Keep pictures out. Copy exactly the lines from the one containing "Generate a component" to the one containing "const priapizmMean = [0, 0, 0, 0, 0, 0, 0, 0];", endpoints included.

** Start Provided data **

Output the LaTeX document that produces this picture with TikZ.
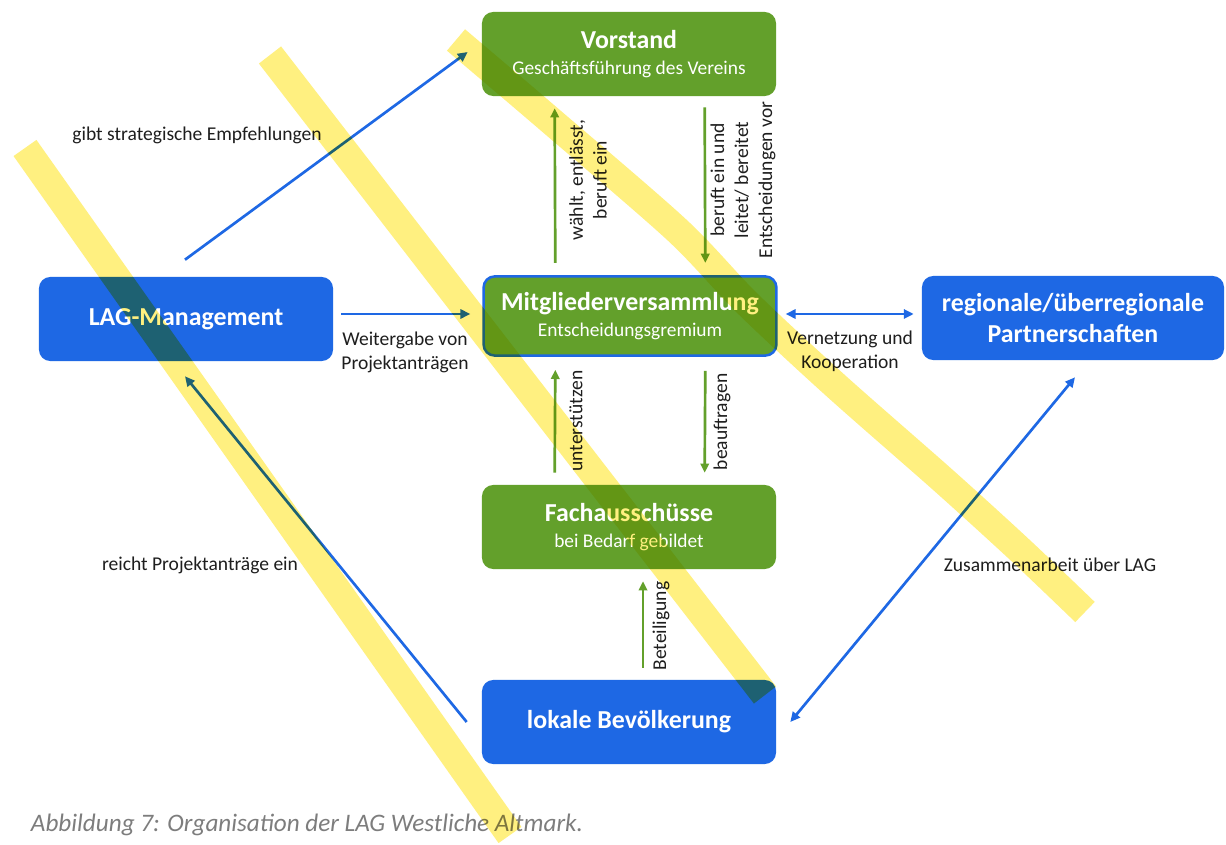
\documentclass[tikz,border=0pt]{standalone}
\usepackage{fontspec}
\setmainfont{Carlito}
\usetikzlibrary{arrows.meta,calc}
\definecolor{lagreen}{RGB}{99,160,43}
\definecolor{lablue}{RGB}{30,104,228}
\definecolor{marker}{RGB}{255,240,128}
\definecolor{capgray}{RGB}{125,125,125}
\definecolor{labeltxt}{RGB}{30,30,30}
\newcommand{\unittitle}{\fontsize{18.4}{22.6}\selectfont\bfseries}
\newcommand{\unitsub}{\fontsize{13.8}{16.5}\selectfont}
\tikzset{
  unit/.style={rounded corners=8pt, text=white, align=center, inner sep=0pt,
    minimum width=7.35cm, minimum height=2.1cm},
  greenunit/.style={unit, fill=lagreen, font=\fontsize{13.8}{19}\selectfont},
  blueunit/.style={unit, fill=lablue, font=\unittitle},
  lbl/.style={text=labeltxt, align=center, font=\fontsize{13.9}{17}\selectfont},
  tip/.style={-{Triangle[length=7pt,width=6.5pt]}},
  twotips/.style={{Triangle[length=7pt,width=6.5pt]}-{Triangle[length=7pt,width=6.5pt]}},
  bluearrow/.style={draw=lablue, line width=1.9pt, tip},
  greenarrow/.style={draw=lagreen, line width=1.9pt, -{Triangle[length=6.5pt,width=6pt]}},
  hl/.style={draw=marker, line width=0.7cm, line cap=butt, blend mode=multiply}
}
\begin{document}
\begin{tikzpicture}[x=0.025cm, y=-0.025cm]
  \useasboundingbox[fill=white] (0,0) rectangle (1226,845);
  \node[greenunit] (vorstand) at (629,54)
    {{\unittitle Vorstand}\\{\unitsub Geschäftsführung des Vereins}};
  \node[greenunit, draw=lablue, line width=1.8pt, minimum width=7.32cm, minimum height=1.98cm] (mitglieder) at (630,316)
    {{\unittitle Mitgliederversammlung}\\{\unitsub Entscheidungsgremium}};
  \node[greenunit] (fach) at (629,527)
    {{\unittitle Fachausschüsse}\\{\unitsub bei Bedarf gebildet}};
  \node[blueunit] (lokale) at (629,722) {lokale Bevölkerung};
  \node[blueunit] (lag) at (186,319) {LAG-Management};
  \node[blueunit, minimum width=7.55cm, text width=7.3cm] (partner) at (1073,318)
    {regionale/überregionale\\Partnerschaften};

  \node[lbl] (empf) at (197,135) {gibt strategische Empfehlungen};
  \node[lbl] (weiter) at (405,352) {Weitergabe von\\Projektanträgen};
  \node[lbl] (vernetz) at (850,351) {Vernetzung und\\Kooperation};
  \node[lbl] (reicht) at (200,565) {reicht Projektanträge ein};
  \node[lbl] (zusammen) at (1050,565) {Zusammenarbeit über LAG};
  \node[lbl, rotate=90] (waehlt) at (588,180) {wählt, entlässt,\\beruft ein};
  \node[lbl, rotate=90] (beruft) at (743,180) {beruft ein und\\leitet/ bereitet\\Entscheidungen vor};
  \node[lbl, rotate=90] (unterst) at (576,421) {unterstützen};
  \node[lbl, rotate=90] (beauftr) at (722,422) {beauftragen};
  \node[lbl, rotate=90] (beteil) at (661,626) {Beteiligung};
  \node[anchor=west, text=capgray, font=\fontsize{17.9}{21}\selectfont\itshape] (caption) at (26,825)
    {Abbildung 7: Organisation der LAG Westliche Altmark.};

  \begin{scope}[bluearrow]
    \draw ($(lag.north)+(-1,-17)$) to ($(vorstand.west)+(-14,-2)$);
    \draw ($(lag.east)+(8,-5)$) to ($(mitglieder.west)+(-12,-2)$);
    \draw[twotips] ($(mitglieder.east)+(8,-2)$) to ($(partner.west)+(-8,-4)$);
    \draw ($(lokale.west)+(-15,0)$) to ($(lag.south)+(-1,15)$);
    \draw[twotips] ($(lokale.east)+(14,0)$) to ($(partner.south)+(2,17)$);
  \end{scope}
  \begin{scope}[greenarrow]
    \draw ($(mitglieder.south west)+(73,-94)$) to ($(vorstand.south west)+(73,12)$);
    \draw ($(vorstand.south west)+(223,11)$) to ($(mitglieder.south west)+(223,-94)$);
    \draw ($(fach.north west)+(73,-12)$) to ($(mitglieder.south west)+(73,13)$);
    \draw ($(mitglieder.south west)+(223,14)$) to ($(fach.north west)+(223,-12)$);
    \draw ($(lokale.north)+(14,-12)$) to ($(fach.south)+(14,12)$);
  \end{scope}

  \draw[hl] (25,148) -- (510,835);
  \draw[hl] (270,55) -- (765,695);
  \draw[hl] plot[smooth, tension=0.5] coordinates {(456,40) (550,120) (677,230) (747,303) (835,385) (943,480) (1020,550) (1085,612)};
\end{tikzpicture}
\end{document}
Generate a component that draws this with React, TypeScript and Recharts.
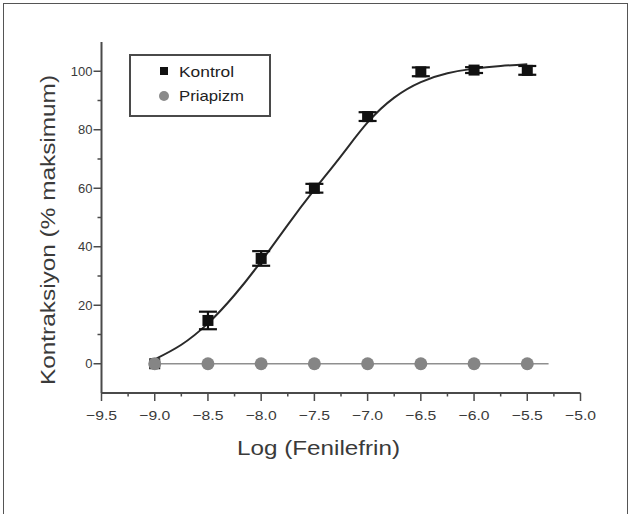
import React from 'react';
import {
  ComposedChart,
  Line,
  Scatter,
  XAxis,
  YAxis,
  ErrorBar,
  Legend,
  Label,
} from 'recharts';

// measured points (log molar phenylephrine)
const doseLog = [-9.0, -8.5, -8.0, -7.5, -7.0, -6.5, -6.0, -5.5];
const kontrolMean = [0, 14.8, 36, 60, 84.5, 99.8, 100.4, 100.3];
const kontrolErr = [0, 3, 2.5, 1.5, 1.5, 1.5, 1, 1.5];
const priapizmMean = [0, 0, 0, 0, 0, 0, 0, 0];

// fitted curves
const kontrolFitLog = [-9.0, -8.75, -8.5, -8.25, -8.0, -7.75, -7.5, -7.25, -7.0, -6.75, -6.5, -6.25, -6.0, -5.75, -5.5];
const kontrolFit = [1.5, 6.5, 13.8, 23.5, 35, 47.5, 59.5, 71, 82.5, 91, 96.3, 99.3, 100.9, 101.8, 102.4];
const priapizmFitLog = [-9.0, -5.3];
const priapizmFit = [0, 0];

const xMajorTicks = [-9.5, -9.0, -8.5, -8.0, -7.5, -7.0, -6.5, -6.0, -5.5, -5.0];
const xMinorTicks = [-9.25, -8.75, -8.25, -7.75, -7.25, -6.75, -6.25, -5.75, -5.25];
const yMajorTicks = [0, 20, 40, 60, 80, 100];
const yMinorTicks = [10, 30, 50, 70, 90];

const AXIS = '#4a4a4a';
const TEXT = '#3a3a3a';
const FONT = '"Liberation Sans", Arial, sans-serif';

const kontrolPoints = doseLog.map((x, i) => ({ x, y: kontrolMean[i], err: kontrolErr[i] }));
const priapizmPoints = doseLog.map((x, i) => ({ x, y: priapizmMean[i] }));
const kontrolCurve = kontrolFitLog.map((x, i) => ({ x, y: kontrolFit[i] }));
const priapizmCurve = priapizmFitLog.map((x, i) => ({ x, y: priapizmFit[i] }));

const xTicks = [...xMajorTicks, ...xMinorTicks].sort((a, b) => a - b);
const yTicks = [...yMajorTicks, ...yMinorTicks].sort((a, b) => a - b);

const fmtX = (v: number) => v.toFixed(1).replace('-', '\u2212');

const XTick = (props: any) => {
  const { x, y, payload } = props;
  const major = xMajorTicks.includes(payload.value);
  return (
    <g>
      <line x1={x} y1={y} x2={x} y2={y + (major ? 8 : 3.5)} stroke={AXIS} strokeWidth={1.5} />
      {major && (
        <text
          x={x}
          y={y + 27}
          textAnchor="middle"
          fontSize={13}
          fontFamily={FONT}
          fill={TEXT}
          textLength={31}
          lengthAdjust="spacingAndGlyphs"
        >
          {fmtX(payload.value)}
        </text>
      )}
    </g>
  );
};

const YTick = (props: any) => {
  const { x, y, payload } = props;
  const major = yMajorTicks.includes(payload.value);
  return (
    <g>
      <line x1={x} y1={y} x2={x - (major ? 8 : 4)} y2={y} stroke={AXIS} strokeWidth={1.5} />
      {major && (
        <text x={x - 9} y={y + 4.5} textAnchor="end" fontSize={13} fontFamily={FONT} fill={TEXT}>
          {payload.value}
        </text>
      )}
    </g>
  );
};

const Square = (props: any) => {
  const { cx, cy } = props;
  if (cx == null || cy == null) return null;
  return <rect x={cx - 5.5} y={cy - 5.5} width={11} height={11} fill="#111" />;
};

const Dot = (props: any) => {
  const { cx, cy } = props;
  if (cx == null || cy == null) return null;
  return <circle cx={cx} cy={cy} r={6.5} fill="#858585" />;
};

const LegendBox = () => (
  <svg width={143} height={64} style={{ display: 'block' }}>
    <rect x={1} y={1} width={140} height={61} fill="#fff" stroke={AXIS} strokeWidth={2} />
    <rect x={31} y={13} width={8} height={8} fill="#111" />
    <text x={50} y={23} fontSize={15} fontFamily={FONT} fill="#222" textLength={55} lengthAdjust="spacingAndGlyphs">
      Kontrol
    </text>
    <circle cx={35} cy={42} r={5} fill="#8a8a8a" />
    <text x={50} y={47} fontSize={15} fontFamily={FONT} fill="#222" textLength={65} lengthAdjust="spacingAndGlyphs">
      Priapizm
    </text>
  </svg>
);

export default function App() {
  return (
    <div style={{ position: 'absolute', left: 0, top: 0, width: 631, height: 514, background: '#fff', overflow: 'hidden' }}>
      <div
        style={{
          position: 'absolute',
          left: 3,
          top: 3,
          width: 623,
          height: 530,
          border: '1.5px solid #555',
        }}
      />
      <ComposedChart
        width={631}
        height={514}
        margin={{ top: 42, right: 50.5, left: 0, bottom: 0 }}
        style={{ position: 'absolute', left: 0, top: 0 }}
      >
        <XAxis
          dataKey="x"
          type="number"
          domain={[-9.5, -5]}
          ticks={xTicks}
          interval={0}
          tickSize={0}
          tickMargin={0}
          tickLine={false}
          tick={<XTick />}
          axisLine={{ stroke: AXIS, strokeWidth: 2 }}
          height={121}
          allowDataOverflow
        >
          <Label
            content={() => (
              <text
                x={237}
                y={455}
                fontSize={21}
                fontFamily={FONT}
                fill={TEXT}
                textLength={163}
                lengthAdjust="spacingAndGlyphs"
              >
                Log (Fenilefrin)
              </text>
            )}
          />
        </XAxis>
        <YAxis
          type="number"
          domain={[-10, 110]}
          ticks={yTicks}
          interval={0}
          tickSize={0}
          tickMargin={0}
          tickLine={false}
          tick={<YTick />}
          axisLine={{ stroke: AXIS, strokeWidth: 2 }}
          width={101.5}
          allowDataOverflow
        >
          <Label
            content={() => (
              <text
                transform="translate(55, 230) rotate(-90)"
                x={0}
                y={0}
                textAnchor="middle"
                fontSize={21}
                fontFamily={FONT}
                fill={TEXT}
                textLength={310}
                lengthAdjust="spacingAndGlyphs"
              >
                Kontraksiyon (% maksimum)
              </text>
            )}
          />
        </YAxis>
        <Line
          data={kontrolCurve}
          dataKey="y"
          type="natural"
          stroke="#2a2a2a"
          strokeWidth={2}
          dot={false}
          activeDot={false}
          isAnimationActive={false}
          legendType="none"
        />
        <Line
          data={priapizmCurve}
          dataKey="y"
          type="linear"
          stroke="#8f8f8f"
          strokeWidth={1.5}
          dot={false}
          activeDot={false}
          isAnimationActive={false}
          legendType="none"
        />
        <Scatter
          name="Kontrol"
          data={kontrolPoints}
          dataKey="y"
          shape={<Square />}
          isAnimationActive={false}
        >
          <ErrorBar dataKey="err" direction="y" width={9} stroke="#111" strokeWidth={2.2} />
        </Scatter>
        <Scatter
          name="Priapizm"
          data={priapizmPoints}
          dataKey="y"
          shape={<Dot />}
          isAnimationActive={false}
        />
        <Legend
          layout="horizontal"
          verticalAlign="middle"
          align="center"
          content={() => <LegendBox />}
          wrapperStyle={{ position: 'absolute', left: 129, top: 54, width: 143, height: 64 }}
        />
      </ComposedChart>
    </div>
  );
}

** End Provided data **

=== Finished answer ===
Generate a component that draws this with React, TypeScript and Recharts.
import React from 'react';
import {
  ComposedChart,
  Line,
  Scatter,
  XAxis,
  YAxis,
  ErrorBar,
  Legend,
  Label,
} from 'recharts';

// measured points (log molar phenylephrine)
const doseLog = [-9.0, -8.5, -8.0, -7.5, -7.0, -6.5, -6.0, -5.5];
const kontrolMean = [0, 14.8, 36, 60, 84.5, 99.8, 100.4, 100.3];
const kontrolErr = [0, 3, 2.5, 1.5, 1.5, 1.5, 1, 1.5];
const priapizmMean = [0, 0, 0, 0, 0, 0, 0, 0];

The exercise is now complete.